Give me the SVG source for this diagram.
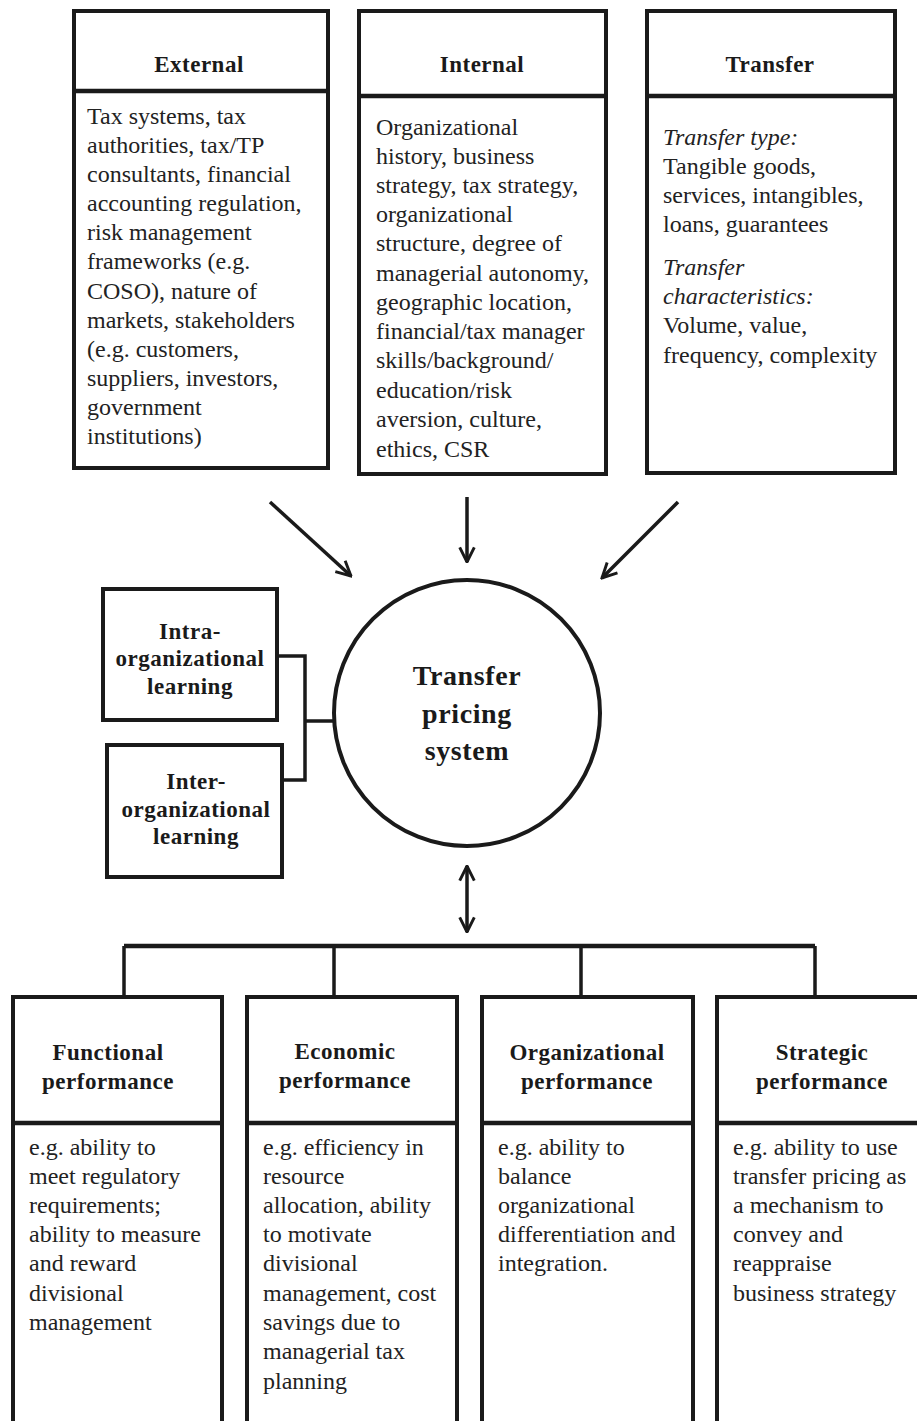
<svg xmlns="http://www.w3.org/2000/svg" width="917" height="1421" viewBox="0 0 917 1421">
<defs>
<marker id="ah" viewBox="0 0 12 12" refX="11" refY="6" markerWidth="5" markerHeight="5" orient="auto-start-reverse" markerUnits="strokeWidth">
<path d="M1,1 L11,6 L1,11" fill="none" stroke="#1a1a1a" stroke-width="2" stroke-linejoin="miter"/>
</marker>
</defs>
<style>
.box{fill:#fff;stroke:#1a1a1a;stroke-width:4}
.div{stroke:#1a1a1a;stroke-width:4.5}
.ln{fill:none;stroke:#1a1a1a;stroke-width:3.5}
.arr{fill:none;stroke:#1a1a1a;stroke-width:3.5}
.t{font-family:"Liberation Serif","Times New Roman",serif;font-size:24px;fill:#222;letter-spacing:0px}
.i{font-style:italic}
.h{font-family:"Liberation Serif","Times New Roman",serif;font-size:23px;font-weight:bold;fill:#1a1a1a;letter-spacing:0.5px;text-anchor:middle}
.c{font-family:"Liberation Serif","Times New Roman",serif;font-size:28px;font-weight:bold;fill:#1a1a1a;letter-spacing:0.6px;text-anchor:middle}
</style>
<rect width="917" height="1421" fill="#fff"/>

<g id="connectors">
<line class="arr" x1="270" y1="502" x2="351" y2="576" marker-end="url(#ah)"/>
<line class="arr" x1="467" y1="497" x2="467" y2="562" marker-end="url(#ah)"/>
<line class="arr" x1="678" y1="502" x2="602" y2="578" marker-end="url(#ah)"/>
<line class="arr" x1="467" y1="866" x2="467" y2="932" marker-start="url(#ah)" marker-end="url(#ah)"/>
<path class="ln" d="M277,656 H305 V780 H282 M305,721 H334"/>
<path class="ln" d="M124,946 H815" style="stroke-width:4.5"/>
<path class="ln" d="M124,946 V997 M334,946 V997 M581,946 V997 M815,946 V997"/>
</g>

<g id="external">
<rect class="box" x="74" y="11" width="254" height="457"/>
<line class="div" x1="74" y1="91" x2="328" y2="91"/>
<text class="h" x="199" y="72">External</text>
<text class="t" x="87" y="124">Tax systems, tax</text>
<text class="t" x="87" y="153">authorities, tax/TP</text>
<text class="t" x="87" y="182">consultants, financial</text>
<text class="t" x="87" y="211">accounting regulation,</text>
<text class="t" x="87" y="240">risk management</text>
<text class="t" x="87" y="269">frameworks (e.g.</text>
<text class="t" x="87" y="299">COSO), nature of</text>
<text class="t" x="87" y="328">markets, stakeholders</text>
<text class="t" x="87" y="357">(e.g. customers,</text>
<text class="t" x="87" y="386">suppliers, investors,</text>
<text class="t" x="87" y="415">government</text>
<text class="t" x="87" y="444">institutions)</text>
</g>

<g id="internal">
<rect class="box" x="359" y="11" width="247" height="463"/>
<line class="div" x1="359" y1="96" x2="606" y2="96"/>
<text class="h" x="482" y="72">Internal</text>
<text class="t" x="376" y="135">Organizational</text>
<text class="t" x="376" y="164">history, business</text>
<text class="t" x="376" y="193">strategy, tax strategy,</text>
<text class="t" x="376" y="222">organizational</text>
<text class="t" x="376" y="251">structure, degree of</text>
<text class="t" x="376" y="281">managerial autonomy,</text>
<text class="t" x="376" y="310">geographic location,</text>
<text class="t" x="376" y="339">financial/tax manager</text>
<text class="t" x="376" y="368">skills/background/</text>
<text class="t" x="376" y="398">education/risk</text>
<text class="t" x="376" y="427">aversion, culture,</text>
<text class="t" x="376" y="457">ethics, CSR</text>
</g>

<g id="transfer">
<rect class="box" x="647" y="11" width="248" height="462"/>
<line class="div" x1="647" y1="96" x2="895" y2="96"/>
<text class="h" x="770" y="72">Transfer</text>
<text class="t i" x="663" y="145">Transfer type:</text>
<text class="t" x="663" y="174">Tangible goods,</text>
<text class="t" x="663" y="203">services, intangibles,</text>
<text class="t" x="663" y="232">loans, guarantees</text>
<text class="t i" x="663" y="275">Transfer</text>
<text class="t i" x="663" y="304">characteristics:</text>
<text class="t" x="663" y="333">Volume, value,</text>
<text class="t" x="663" y="363">frequency, complexity</text>
</g>

<g id="tp-system">
<circle cx="467" cy="713" r="133" fill="#fff" stroke="#1a1a1a" stroke-width="4"/>
<text class="c" x="467" y="685">Transfer</text>
<text class="c" x="467" y="723">pricing</text>
<text class="c" x="467" y="760">system</text>
</g>

<g id="intra">
<rect class="box" x="103" y="589" width="174" height="131"/>
<text class="h" x="190" y="639">Intra-</text>
<text class="h" x="190" y="666">organizational</text>
<text class="h" x="190" y="694">learning</text>
</g>

<g id="inter">
<rect class="box" x="107" y="745" width="175" height="132"/>
<text class="h" x="196" y="789">Inter-</text>
<text class="h" x="196" y="817">organizational</text>
<text class="h" x="196" y="844">learning</text>
</g>

<g id="functional">
<rect class="box" x="13" y="997" width="209" height="440"/>
<line class="div" x1="13" y1="1123" x2="222" y2="1123"/>
<text class="h" x="108" y="1060">Functional</text>
<text class="h" x="108" y="1089">performance</text>
<text class="t" x="29" y="1155">e.g. ability to</text>
<text class="t" x="29" y="1184">meet regulatory</text>
<text class="t" x="29" y="1213">requirements;</text>
<text class="t" x="29" y="1242">ability to measure</text>
<text class="t" x="29" y="1271">and reward</text>
<text class="t" x="29" y="1301">divisional</text>
<text class="t" x="29" y="1330">management</text>
</g>

<g id="economic">
<rect class="box" x="247" y="997" width="210" height="440"/>
<line class="div" x1="247" y1="1123" x2="457" y2="1123"/>
<text class="h" x="345" y="1059">Economic</text>
<text class="h" x="345" y="1088">performance</text>
<text class="t" x="263" y="1155">e.g. efficiency in</text>
<text class="t" x="263" y="1184">resource</text>
<text class="t" x="263" y="1213">allocation, ability</text>
<text class="t" x="263" y="1242">to motivate</text>
<text class="t" x="263" y="1271">divisional</text>
<text class="t" x="263" y="1301">management, cost</text>
<text class="t" x="263" y="1330">savings due to</text>
<text class="t" x="263" y="1359">managerial tax</text>
<text class="t" x="263" y="1389">planning</text>
</g>

<g id="organizational">
<rect class="box" x="482" y="997" width="211" height="440"/>
<line class="div" x1="482" y1="1123" x2="693" y2="1123"/>
<text class="h" x="587" y="1060">Organizational</text>
<text class="h" x="587" y="1089">performance</text>
<text class="t" x="498" y="1155">e.g. ability to</text>
<text class="t" x="498" y="1184">balance</text>
<text class="t" x="498" y="1213">organizational</text>
<text class="t" x="498" y="1242">differentiation and</text>
<text class="t" x="498" y="1271">integration.</text>
</g>

<g id="strategic">
<rect class="box" x="717" y="997" width="215" height="440"/>
<line class="div" x1="717" y1="1123" x2="932" y2="1123"/>
<text class="h" x="822" y="1060">Strategic</text>
<text class="h" x="822" y="1089">performance</text>
<text class="t" x="733" y="1155">e.g. ability to use</text>
<text class="t" x="733" y="1184">transfer pricing as</text>
<text class="t" x="733" y="1213">a mechanism to</text>
<text class="t" x="733" y="1242">convey and</text>
<text class="t" x="733" y="1271">reappraise</text>
<text class="t" x="733" y="1301">business strategy</text>
</g>
</svg>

_____

# Given instruction:
Reproduce the listing exactly. Leave its pictures out.

# Completed exercise:
Give me the SVG source for this diagram.
<svg xmlns="http://www.w3.org/2000/svg" width="917" height="1421" viewBox="0 0 917 1421">
<defs>
<marker id="ah" viewBox="0 0 12 12" refX="11" refY="6" markerWidth="5" markerHeight="5" orient="auto-start-reverse" markerUnits="strokeWidth">
<path d="M1,1 L11,6 L1,11" fill="none" stroke="#1a1a1a" stroke-width="2" stroke-linejoin="miter"/>
</marker>
</defs>
<style>
.box{fill:#fff;stroke:#1a1a1a;stroke-width:4}
.div{stroke:#1a1a1a;stroke-width:4.5}
.ln{fill:none;stroke:#1a1a1a;stroke-width:3.5}
.arr{fill:none;stroke:#1a1a1a;stroke-width:3.5}
.t{font-family:"Liberation Serif","Times New Roman",serif;font-size:24px;fill:#222;letter-spacing:0px}
.i{font-style:italic}
.h{font-family:"Liberation Serif","Times New Roman",serif;font-size:23px;font-weight:bold;fill:#1a1a1a;letter-spacing:0.5px;text-anchor:middle}
.c{font-family:"Liberation Serif","Times New Roman",serif;font-size:28px;font-weight:bold;fill:#1a1a1a;letter-spacing:0.6px;text-anchor:middle}
</style>
<rect width="917" height="1421" fill="#fff"/>

<g id="connectors">
<line class="arr" x1="270" y1="502" x2="351" y2="576" marker-end="url(#ah)"/>
<line class="arr" x1="467" y1="497" x2="467" y2="562" marker-end="url(#ah)"/>
<line class="arr" x1="678" y1="502" x2="602" y2="578" marker-end="url(#ah)"/>
<line class="arr" x1="467" y1="866" x2="467" y2="932" marker-start="url(#ah)" marker-end="url(#ah)"/>
<path class="ln" d="M277,656 H305 V780 H282 M305,721 H334"/>
<path class="ln" d="M124,946 H815" style="stroke-width:4.5"/>
<path class="ln" d="M124,946 V997 M334,946 V997 M581,946 V997 M815,946 V997"/>
</g>

<g id="external">
<rect class="box" x="74" y="11" width="254" height="457"/>
<line class="div" x1="74" y1="91" x2="328" y2="91"/>
<text class="h" x="199" y="72">External</text>
<text class="t" x="87" y="124">Tax systems, tax</text>
<text class="t" x="87" y="153">authorities, tax/TP</text>
<text class="t" x="87" y="182">consultants, financial</text>
<text class="t" x="87" y="211">accounting regulation,</text>
<text class="t" x="87" y="240">risk management</text>
<text class="t" x="87" y="269">frameworks (e.g.</text>
<text class="t" x="87" y="299">COSO), nature of</text>
<text class="t" x="87" y="328">markets, stakeholders</text>
<text class="t" x="87" y="357">(e.g. customers,</text>
<text class="t" x="87" y="386">suppliers, investors,</text>
<text class="t" x="87" y="415">government</text>
<text class="t" x="87" y="444">institutions)</text>
</g>

<g id="internal">
<rect class="box" x="359" y="11" width="247" height="463"/>
<line class="div" x1="359" y1="96" x2="606" y2="96"/>
<text class="h" x="482" y="72">Internal</text>
<text class="t" x="376" y="135">Organizational</text>
<text class="t" x="376" y="164">history, business</text>
<text class="t" x="376" y="193">strategy, tax strategy,</text>
<text class="t" x="376" y="222">organizational</text>
<text class="t" x="376" y="251">structure, degree of</text>
<text class="t" x="376" y="281">managerial autonomy,</text>
<text class="t" x="376" y="310">geographic location,</text>
<text class="t" x="376" y="339">financial/tax manager</text>
<text class="t" x="376" y="368">skills/background/</text>
<text class="t" x="376" y="398">education/risk</text>
<text class="t" x="376" y="427">aversion, culture,</text>
<text class="t" x="376" y="457">ethics, CSR</text>
</g>

<g id="transfer">
<rect class="box" x="647" y="11" width="248" height="462"/>
<line class="div" x1="647" y1="96" x2="895" y2="96"/>
<text class="h" x="770" y="72">Transfer</text>
<text class="t i" x="663" y="145">Transfer type:</text>
<text class="t" x="663" y="174">Tangible goods,</text>
<text class="t" x="663" y="203">services, intangibles,</text>
<text class="t" x="663" y="232">loans, guarantees</text>
<text class="t i" x="663" y="275">Transfer</text>
<text class="t i" x="663" y="304">characteristics:</text>
<text class="t" x="663" y="333">Volume, value,</text>
<text class="t" x="663" y="363">frequency, complexity</text>
</g>

<g id="tp-system">
<circle cx="467" cy="713" r="133" fill="#fff" stroke="#1a1a1a" stroke-width="4"/>
<text class="c" x="467" y="685">Transfer</text>
<text class="c" x="467" y="723">pricing</text>
<text class="c" x="467" y="760">system</text>
</g>

<g id="intra">
<rect class="box" x="103" y="589" width="174" height="131"/>
<text class="h" x="190" y="639">Intra-</text>
<text class="h" x="190" y="666">organizational</text>
<text class="h" x="190" y="694">learning</text>
</g>

<g id="inter">
<rect class="box" x="107" y="745" width="175" height="132"/>
<text class="h" x="196" y="789">Inter-</text>
<text class="h" x="196" y="817">organizational</text>
<text class="h" x="196" y="844">learning</text>
</g>

<g id="functional">
<rect class="box" x="13" y="997" width="209" height="440"/>
<line class="div" x1="13" y1="1123" x2="222" y2="1123"/>
<text class="h" x="108" y="1060">Functional</text>
<text class="h" x="108" y="1089">performance</text>
<text class="t" x="29" y="1155">e.g. ability to</text>
<text class="t" x="29" y="1184">meet regulatory</text>
<text class="t" x="29" y="1213">requirements;</text>
<text class="t" x="29" y="1242">ability to measure</text>
<text class="t" x="29" y="1271">and reward</text>
<text class="t" x="29" y="1301">divisional</text>
<text class="t" x="29" y="1330">management</text>
</g>

<g id="economic">
<rect class="box" x="247" y="997" width="210" height="440"/>
<line class="div" x1="247" y1="1123" x2="457" y2="1123"/>
<text class="h" x="345" y="1059">Economic</text>
<text class="h" x="345" y="1088">performance</text>
<text class="t" x="263" y="1155">e.g. efficiency in</text>
<text class="t" x="263" y="1184">resource</text>
<text class="t" x="263" y="1213">allocation, ability</text>
<text class="t" x="263" y="1242">to motivate</text>
<text class="t" x="263" y="1271">divisional</text>
<text class="t" x="263" y="1301">management, cost</text>
<text class="t" x="263" y="1330">savings due to</text>
<text class="t" x="263" y="1359">managerial tax</text>
<text class="t" x="263" y="1389">planning</text>
</g>

<g id="organizational">
<rect class="box" x="482" y="997" width="211" height="440"/>
<line class="div" x1="482" y1="1123" x2="693" y2="1123"/>
<text class="h" x="587" y="1060">Organizational</text>
<text class="h" x="587" y="1089">performance</text>
<text class="t" x="498" y="1155">e.g. ability to</text>
<text class="t" x="498" y="1184">balance</text>
<text class="t" x="498" y="1213">organizational</text>
<text class="t" x="498" y="1242">differentiation and</text>
<text class="t" x="498" y="1271">integration.</text>
</g>

<g id="strategic">
<rect class="box" x="717" y="997" width="215" height="440"/>
<line class="div" x1="717" y1="1123" x2="932" y2="1123"/>
<text class="h" x="822" y="1060">Strategic</text>
<text class="h" x="822" y="1089">performance</text>
<text class="t" x="733" y="1155">e.g. ability to use</text>
<text class="t" x="733" y="1184">transfer pricing as</text>
<text class="t" x="733" y="1213">a mechanism to</text>
<text class="t" x="733" y="1242">convey and</text>
<text class="t" x="733" y="1271">reappraise</text>
<text class="t" x="733" y="1301">business strategy</text>
</g>
</svg>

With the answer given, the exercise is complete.